Parece que foi ontem...

Ainda me lembro do exame nas mãos, do meu andar, “pisando em ovos”...Você, tranquilão, provavelmente ria-se de todas as minhas nóias e se pudesse diria: “relaxa,mamãe!”
 A primeira roupinha que comprei, o primeiro sapatinho,já abriam um grande espaço no armário,mas não maior do que passavam a abrir no meu coração. A descoberta do sexo, a escolha do nome, que não podia ser outro: Davi, o amado. O eleito de Deus. Como o Rei que todas as noites fazia sossegar a minha alma incansável, com sua poesia de fé. Isso. Era isso que aquele pequeno ia trazer, o sossego para uma alma que implorava por uma razão Maior.

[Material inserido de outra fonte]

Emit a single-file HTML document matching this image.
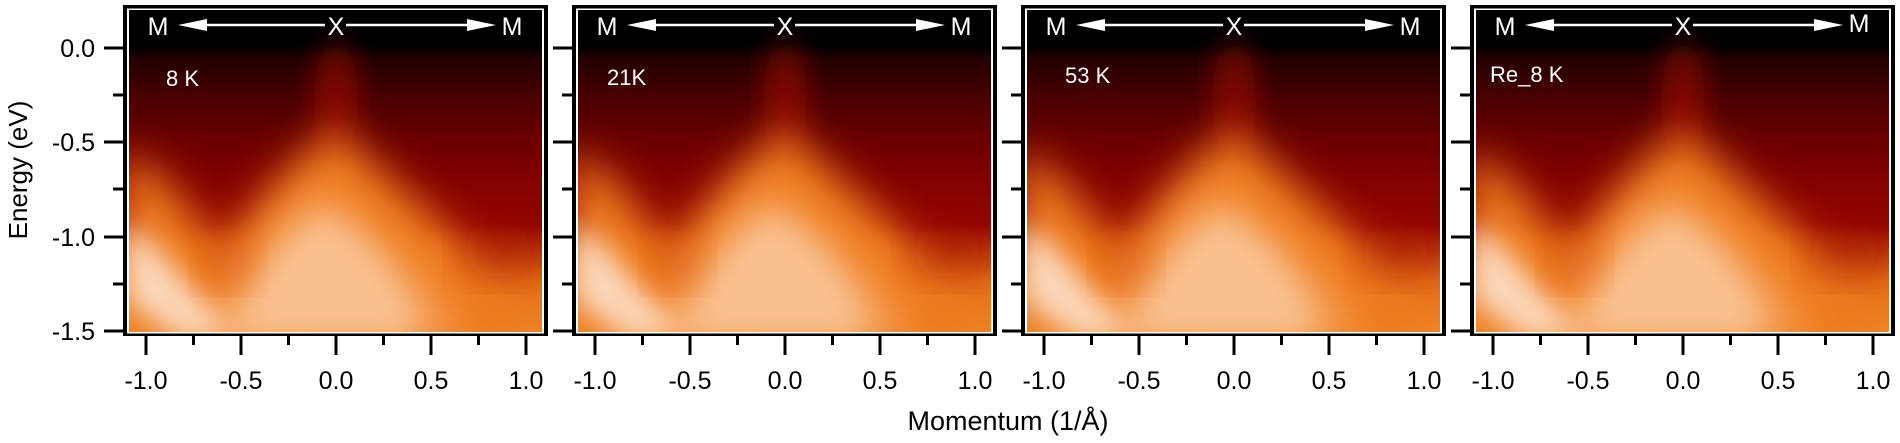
<!DOCTYPE html>
<html><head><meta charset="utf-8"><style>
html,body{margin:0;padding:0;background:#fff;}
svg{display:block;font-family:"Liberation Sans",Arial,sans-serif;}
</style></head><body>
<svg width="1900" height="443" viewBox="0 0 1900 443" xmlns="http://www.w3.org/2000/svg">
<defs>
  <clipPath id="cp"><rect x="6" y="10" width="413" height="322"/></clipPath>
  <filter id="b1" x="-30%" y="-30%" width="160%" height="160%"><feGaussianBlur stdDeviation="20"/></filter>
  <filter id="b2" x="-30%" y="-30%" width="160%" height="160%"><feGaussianBlur stdDeviation="14"/></filter>
  <filter id="b3" x="-30%" y="-30%" width="160%" height="160%"><feGaussianBlur stdDeviation="5"/></filter>
  <linearGradient id="base" x1="0" y1="0" x2="0" y2="1" gradientUnits="objectBoundingBox">
    <stop offset="0" stop-color="#000"/>
    <stop offset="0.11" stop-color="#000"/>
    <stop offset="0.15" stop-color="#240000"/>
    <stop offset="0.25" stop-color="#440000"/>
    <stop offset="0.40" stop-color="#6a0000"/>
    <stop offset="0.55" stop-color="#860200"/>
    <stop offset="0.72" stop-color="#980a00"/>
    <stop offset="1" stop-color="#b02000"/>
  </linearGradient>
  <linearGradient id="bot" x1="0" y1="0" x2="0" y2="1">
    <stop offset="0" stop-color="#ec7a1c" stop-opacity="0"/>
    <stop offset="0.5" stop-color="#ec7a1c" stop-opacity="0.85"/>
    <stop offset="1" stop-color="#f28a28" stop-opacity="1"/>
  </linearGradient>
  <g id="panel">
    <g clip-path="url(#cp)">
      <rect x="6" y="10" width="413" height="322" fill="url(#base)"/>
      <ellipse cx="213" cy="100" rx="22" ry="60" fill="#b00c00" opacity="0.55" filter="url(#b2)"/>
      <rect x="0" y="225" width="430" height="115" fill="url(#bot)"/>
      <polygon points="213,128 260,172 330,235 390,300 420,340 30,340 100,245 165,168" fill="#ee7a1a" filter="url(#b1)"/>
      <polygon points="0,150 40,180 90,240 150,340 0,340" fill="#ee7a1a" filter="url(#b1)"/>
      <polygon points="200,188 250,228 300,280 340,340 70,340 120,270 160,218" fill="#f6a866" opacity="0.9" filter="url(#b1)"/>
      <polygon points="205,215 250,250 285,300 295,340 105,340 135,280 170,235" fill="#f9c89c" opacity="0.8" filter="url(#b2)"/>
      <polygon points="0,220 35,248 80,300 115,340 55,340 0,300" fill="#fde2cc" opacity="0.9" filter="url(#b2)"/>
      <ellipse cx="375" cy="250" rx="35" ry="28" fill="#a01000" opacity="0.45" filter="url(#b1)"/>
      <ellipse cx="105" cy="262" rx="25" ry="22" fill="#c84010" opacity="0.4" filter="url(#b1)"/>
    </g>
    <rect x="2" y="7" width="421" height="327" fill="none" stroke="#000" stroke-width="4"/>
    <rect x="4.75" y="9.25" width="415.5" height="323.5" fill="none" stroke="#fff" stroke-width="1.5"/>
    <g stroke="#000" stroke-width="3">
      <line x1="-19" y1="48" x2="0" y2="48"/>
      <line x1="-10" y1="95" x2="0" y2="95"/>
      <line x1="-19" y1="142" x2="0" y2="142"/>
      <line x1="-10" y1="189" x2="0" y2="189"/>
      <line x1="-19" y1="237" x2="0" y2="237"/>
      <line x1="-10" y1="284" x2="0" y2="284"/>
      <line x1="-19" y1="331" x2="0" y2="331"/>
      <line x1="23" y1="336" x2="23" y2="355"/>
      <line x1="70.5" y1="336" x2="70.5" y2="345"/>
      <line x1="118" y1="336" x2="118" y2="355"/>
      <line x1="165.5" y1="336" x2="165.5" y2="345"/>
      <line x1="213" y1="336" x2="213" y2="355"/>
      <line x1="260.5" y1="336" x2="260.5" y2="345"/>
      <line x1="308" y1="336" x2="308" y2="355"/>
      <line x1="355.5" y1="336" x2="355.5" y2="345"/>
      <line x1="403" y1="336" x2="403" y2="355"/>
    </g>
    <g font-size="25" text-anchor="middle" fill="#000">
      <text x="23" y="389">-1.0</text>
      <text x="118" y="389">-0.5</text>
      <text x="213" y="389">0.0</text>
      <text x="308" y="389">0.5</text>
      <text x="403" y="389">1.0</text>
    </g>
    <g fill="#fff" stroke="#fff">
      <line x1="80" y1="25" x2="202" y2="25" stroke-width="2.5"/>
      <line x1="223" y1="25" x2="345" y2="25" stroke-width="2.5"/>
      <polygon points="55,25 84,19 84,31" stroke="none"/>
      <polygon points="373,25 344,19 344,31" stroke="none"/>
    </g>
    <g font-size="25" fill="#fff" text-anchor="middle">
      <text x="35" y="35">M</text>
      <text x="213" y="35">X</text>
    </g>
  </g>
</defs>

<use href="#panel" x="123" y="0"/>
<use href="#panel" x="572" y="0"/>
<use href="#panel" x="1021" y="0"/>
<use href="#panel" x="1470" y="0"/>

<g font-size="25" fill="#fff" text-anchor="middle">
  <text x="512" y="35">M</text>
  <text x="961" y="35">M</text>
  <text x="1410" y="35">M</text>
  <text x="1859" y="32">M</text>
</g>
<g font-size="22" fill="#fff">
  <text x="166" y="86">8 K</text>
  <text x="607" y="85">21K</text>
  <text x="1065" y="83">53 K</text>
  <text x="1490" y="82">Re_8 K</text>
</g>

<g font-size="25" text-anchor="end" fill="#000">
  <text x="95" y="57">0.0</text>
  <text x="95" y="151">-0.5</text>
  <text x="95" y="246">-1.0</text>
  <text x="95" y="340">-1.5</text>
</g>
<text x="0" y="0" font-size="26" text-anchor="middle" transform="translate(27,170) rotate(-90)">Energy (eV)</text>
<text x="1008" y="430" font-size="27" text-anchor="middle">Momentum (1/Å)</text>
</svg>
</body></html>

 E ainda sinto o cheiro da tinta salpicando o chão do quarto. Quantos sonhos em celeste impregnados pelo pincel! Estes me renderam ataques de euforia noturna, quando despertava só pra misturar um pouco daquele sonho com a magia do silêncio de uma madrugada.

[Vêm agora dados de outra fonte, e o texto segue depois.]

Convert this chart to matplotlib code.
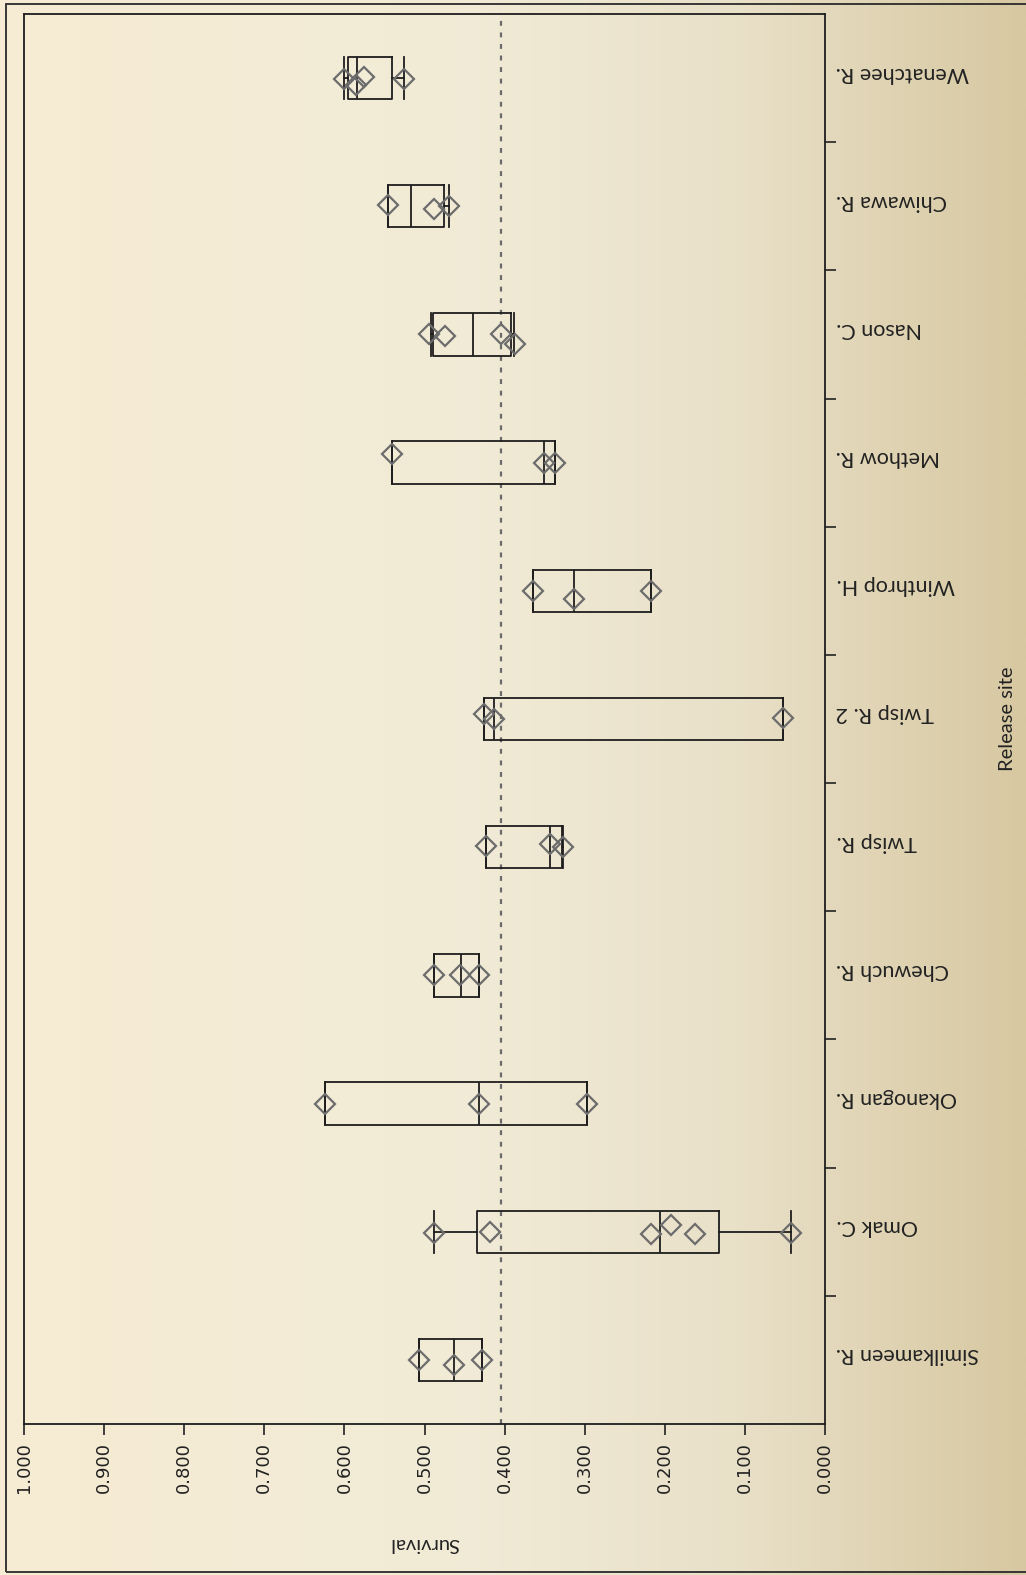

 Fui ficando pesada. Quase que por medo. Queria enchê-lo de todos os nutrientes, e a água que saturava-me o estômago era pra deixar-te o mais confortável possível. A cada manhã os meus olhossaltavam de alegria, ao imaginar que poderia ser aquela a primeira mexidinha. E essa manhã chegou. E por minha conta teria durado para sempre, ora aninhando-se embaixo da minha mão, ora sumindo, lá estava ele... quanta bênção, Deus!
 A partir daí poderia ter mudado meu nome para Bomba Relógio Sousa, ou Pilha de Nervos Dantas. Tudo era espera. E já ensaiando nossas noites futuras, pus-me a dormir lendo-lhe salmos, acalentando,conversando...e tão sutil essa comunicação que não poderia ser compreendida para além e fora de nós dois.
  Malas prontas. E aquela imensidão de eternidade finalmente passou,saturada de ansiedade,até medo, e muita euforia.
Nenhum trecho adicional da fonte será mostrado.